**WHAT TO DO**.
Restate exactly the lines of the entries below, beginning with the first and ending with the line that holds "cols=2, shared_yaxes=True, horizontal_spacing=0)". Pictures are not copied.

** start DATA EXCERPTS **

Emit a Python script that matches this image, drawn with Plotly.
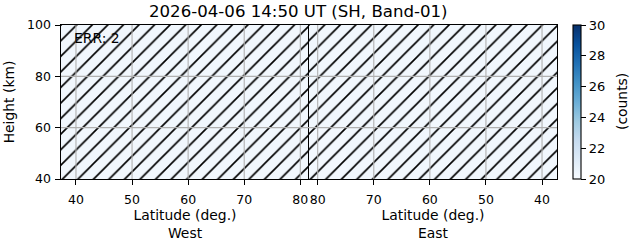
import plotly.graph_objects as go
from plotly.subplots import make_subplots
from plotly.colors import sequential

# ---- data ----
title_text = "2026-04-06 14:50 UT (SH, Band-01)"
err_text = "ERR: 2"
west_lat_edges = [37.33, 45.0, 55.0, 65.0, 75.0, 81.55]
east_lat_edges = [81.55, 75.0, 65.0, 55.0, 45.0, 37.33]
height_edges = [40, 60, 80, 100]
west_counts = [
    [20.3, 20.3, 20.3, 20.3, 20.3],
    [20.3, 20.3, 20.3, 20.3, 20.3],
    [20.3, 20.3, 20.3, 20.3, 20.3],
]
east_counts = [
    [20.2, 20.3, 20.3, 20.3, 20.3],
    [20.3, 20.3, 20.3, 20.3, 20.3],
    [20.3, 20.3, 20.3, 20.3, 20.3],
]
lat_ticks = [40, 50, 60, 70, 80]
height_ticks = [40, 60, 80, 100]
cbar_ticks = [20, 22, 24, 26, 28, 30]
cmin, cmax = 20, 30

FONT = "DejaVu Sans"
GRID = "#b0b0b0"

fig = make_subplots(rows=1, cols=2, shared_yaxes=True, horizontal_spacing=0)

for col, edges, z in [(1, west_lat_edges, west_counts), (2, east_lat_edges, east_counts)]:
    fig.add_trace(go.Heatmap(x=edges, y=height_edges, z=z, coloraxis="coloraxis",
                             hoverinfo="skip"), row=1, col=col)
    lo, hi = min(edges), max(edges)
    y0, y1 = min(height_edges), max(height_edges)
    fig.add_trace(go.Scatter(
        x=[lo, hi, hi, lo, lo], y=[y0, y0, y1, y1, y0], mode="lines",
        fill="toself", fillcolor="rgba(0,0,0,0)", line=dict(width=0),
        fillpattern=dict(shape="/", size=11, solidity=0.15, fgcolor="black",
                         bgcolor="rgba(0,0,0,0)", fillmode="replace"),
        hoverinfo="skip", showlegend=False), row=1, col=col)

# grid lines drawn above the image (as matplotlib does)
shapes = []
for xr, yr in [("x", "y"), ("x2", "y2")]:
    for t in lat_ticks:
        shapes.append(dict(type="line", xref=xr, yref=yr + " domain", x0=t, x1=t, y0=0, y1=1,
                           line=dict(color=GRID, width=1.1), layer="above"))
    for t in height_ticks:
        if min(height_edges) < t < max(height_edges):
            shapes.append(dict(type="line", xref=xr + " domain", yref=yr, x0=0, x1=1, y0=t, y1=t,
                               line=dict(color=GRID, width=1.1), layer="above"))

axis_common = dict(showline=True, linecolor="black", linewidth=1.1, mirror=True,
                   ticks="outside", ticklen=4.5, tickwidth=1.1, tickcolor="black",
                   showgrid=False, zeroline=False, ticklabelstandoff=2,
                   tickfont=dict(family=FONT, size=12.5, color="black"))

fig.update_xaxes(**axis_common, tickvals=lat_ticks)
fig.update_xaxes(ticklabelstandoff=4)
fig.update_xaxes(range=[37.33, 81.55], row=1, col=1,
                 title=dict(text="Latitude (deg.)<br>West", standoff=2,
                            font=dict(family=FONT, size=13.9, color="black")))
fig.update_xaxes(range=[81.55, 37.33], row=1, col=2,
                 title=dict(text="Latitude (deg.)<br>East", standoff=2,
                            font=dict(family=FONT, size=13.9, color="black")))
fig.update_yaxes(**axis_common, tickvals=height_ticks, range=[40, 100])
fig.update_yaxes(row=1, col=1,
                 title=dict(text="Height (km)", standoff=9,
                            font=dict(family=FONT, size=13.9, color="black")))
fig.update_yaxes(row=1, col=2, showticklabels=False, ticks="")

fig.update_layout(
    width=631, height=243,
    margin=dict(l=61, r=74, t=25, b=64, autoexpand=False),
    paper_bgcolor="white", plot_bgcolor="white",
    font=dict(family=FONT, size=12.5, color="black"),
    showlegend=False,
    shapes=shapes,
    coloraxis=dict(
        colorscale=sequential.Blues, cmin=cmin, cmax=cmax,
        colorbar=dict(
            thickness=8, thicknessmode="pixels", len=154, lenmode="pixels",
            x=1.0317, xanchor="left", xpad=0, y=0.5, yanchor="middle", ypad=0,
            outlinewidth=1.1, outlinecolor="black",
            ticks="outside", ticklen=5, tickwidth=1.1, tickcolor="black",
            tickvals=cbar_ticks, tickfont=dict(family=FONT, size=13, color="black"),
        ),
    ),
    annotations=[
        dict(text=title_text, xref="paper", yref="paper", x=0.4786, y=(179 - 12) / 154,
             xanchor="center", yanchor="middle", showarrow=False,
             font=dict(family=FONT, size=16.6, color="black")),
        dict(text=err_text, xref="x domain", yref="y domain", x=0.043, y=0.916,
             xanchor="left", yanchor="middle", showarrow=False,
             font=dict(family=FONT, size=13.9, color="black")),
        dict(text="(counts)", xref="paper", yref="paper", x=(622 - 61) / 496, y=0.5,
             xanchor="center", yanchor="middle", textangle=-90, showarrow=False,
             font=dict(family=FONT, size=13.9, color="black")),
    ],
)

fig.write_html("out.html")
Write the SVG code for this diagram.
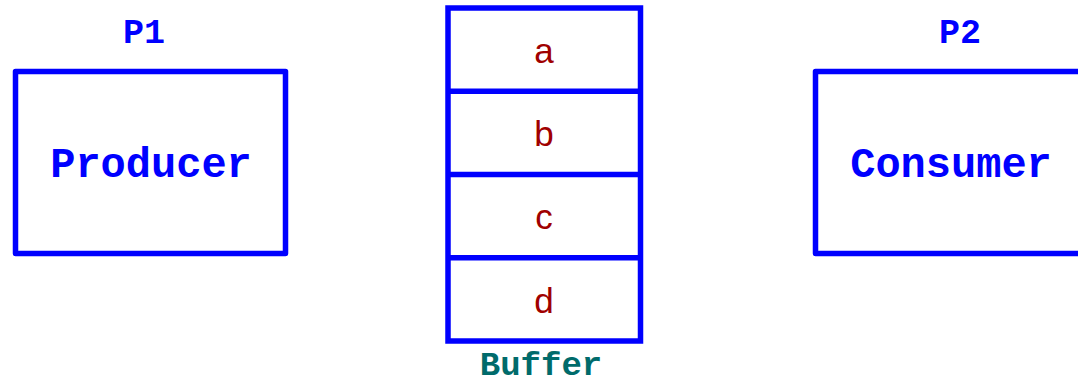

** end DATA EXCERPTS **

**WRITTEN SOLUTION**.
Emit a Python script that matches this image, drawn with Plotly.
import plotly.graph_objects as go
from plotly.subplots import make_subplots
from plotly.colors import sequential

# ---- data ----
title_text = "2026-04-06 14:50 UT (SH, Band-01)"
err_text = "ERR: 2"
west_lat_edges = [37.33, 45.0, 55.0, 65.0, 75.0, 81.55]
east_lat_edges = [81.55, 75.0, 65.0, 55.0, 45.0, 37.33]
height_edges = [40, 60, 80, 100]
west_counts = [
    [20.3, 20.3, 20.3, 20.3, 20.3],
    [20.3, 20.3, 20.3, 20.3, 20.3],
    [20.3, 20.3, 20.3, 20.3, 20.3],
]
east_counts = [
    [20.2, 20.3, 20.3, 20.3, 20.3],
    [20.3, 20.3, 20.3, 20.3, 20.3],
    [20.3, 20.3, 20.3, 20.3, 20.3],
]
lat_ticks = [40, 50, 60, 70, 80]
height_ticks = [40, 60, 80, 100]
cbar_ticks = [20, 22, 24, 26, 28, 30]
cmin, cmax = 20, 30

FONT = "DejaVu Sans"
GRID = "#b0b0b0"

fig = make_subplots(rows=1, cols=2, shared_yaxes=True, horizontal_spacing=0)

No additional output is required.